Abdul-Jabbar had a column in Time Monday that should be required reading for anyone thinking about taking a job as a race-baiting TV talking head. He quickly acknowledged that Sterling said stupid and racist things (duh), then got to the point: the media is full of hypocrites who long ago traded in any ambition to report real news for scintillating talking points that rely upon the ceaseless massaging of American racism’s desiccated corpse for one more wisp of righteous indignation.
“The whole country has gotten a severe case of carpal tunnel syndrome from the newest popular sport of Extreme Finger Wagging,” he wrote. “Not to mention the neck strain from Olympic tryouts for Morally Superior Head Shaking.
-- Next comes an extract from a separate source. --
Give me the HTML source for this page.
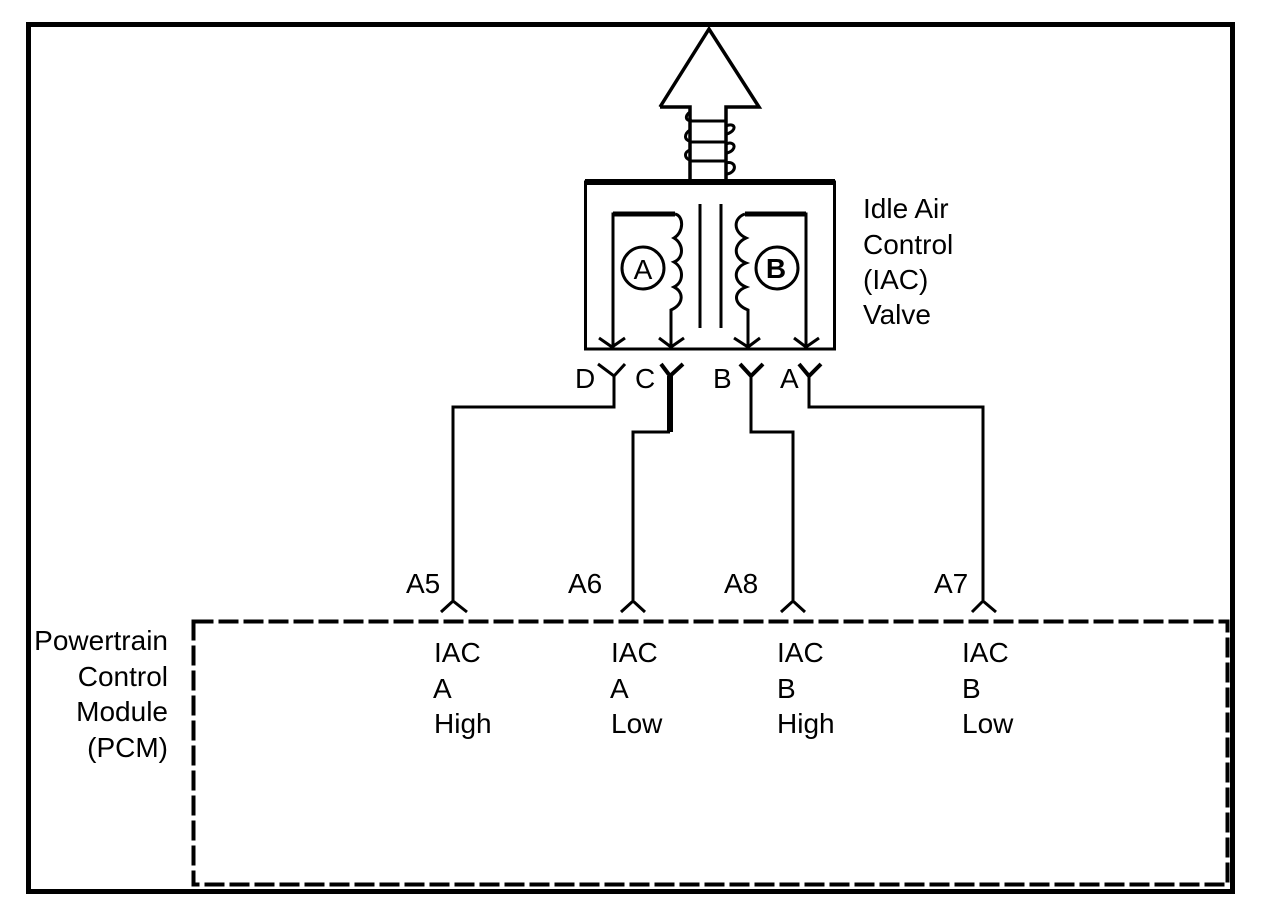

All over the latest in a long line of rich white celebrities to come out of the racist closet.”
Sure, Sterling comes across as bad as he possibly can, Jabbar said. But what about everyone around him – all the people who are undoubtedly happy to profit from the fallout from his having said such vile things?
Man, what a winding road she [Sterling’s much younger girlfriend] led him down to get all of that out. She was like a sexy nanny playing “pin the fried chicken on the Sambo.” She blindfolded him and spun him around until he was just blathering all sorts of incoherent racist sound bites that had the news media peeing themselves with glee.
They caught big game on a slow news day, so they put his head on a pike, dubbed him Lord of the Flies, and danced around him whooping.
… Suddenly he says he doesn’t want his girlfriend posing with Magic Johnson on Instagram and we bring out the torches and rope. Shouldn’t we have all called for his resignation back then?
Shouldn’t we be equally angered by the fact that his private, intimate conversation was taped and then leaked to the media? Didn’t we just call to task the NSA for intruding into American citizen’s privacy in such an un-American way? Although the impact is similar to Mitt Romney’s comments that were secretly taped, the difference is that Romney was giving a public speech. The making and release of this tape is so sleazy that just listening to it makes me feel like an accomplice to the crime. We didn’t steal the cake but we’re all gorging ourselves on it.
“So,” he concludes, “if we’re all going to be outraged, let’s be outraged that we weren’t more outraged when his racism was first evident. Let’s be outraged that private conversations between people in an intimate relationship are recorded and publicly played. Let’s be outraged that whoever did the betraying will probably get a book deal, a sitcom, trade recipes with Hoda and Kathie Lee, and soon appear on ‘Celebrity Apprentice’ and ‘Dancing with the Stars’.
Dallas Mavericks owner Mark Cuban – himself a maverick among a constellation of high-profile sports conformists, said Monday it would be unwise to succumb to the mainstream media’s fascination with making people pay for what they say, instead of what they do.
“I think there’s a constitution for a reason, right? Because this is a very slippery slope,” said Cuban. “What Donald [Sterling] said was wrong. It was abhorrent. There’s no place for racism in the NBA, any business I’m associated with, and I don’t want to be associated with people who have that position.
“But at the same time, that’s a decision I make. I think you’ve got to be very, very careful when you start making blanket statements about what people say and think, as opposed to what they do. It’s a very, very slippery slope.”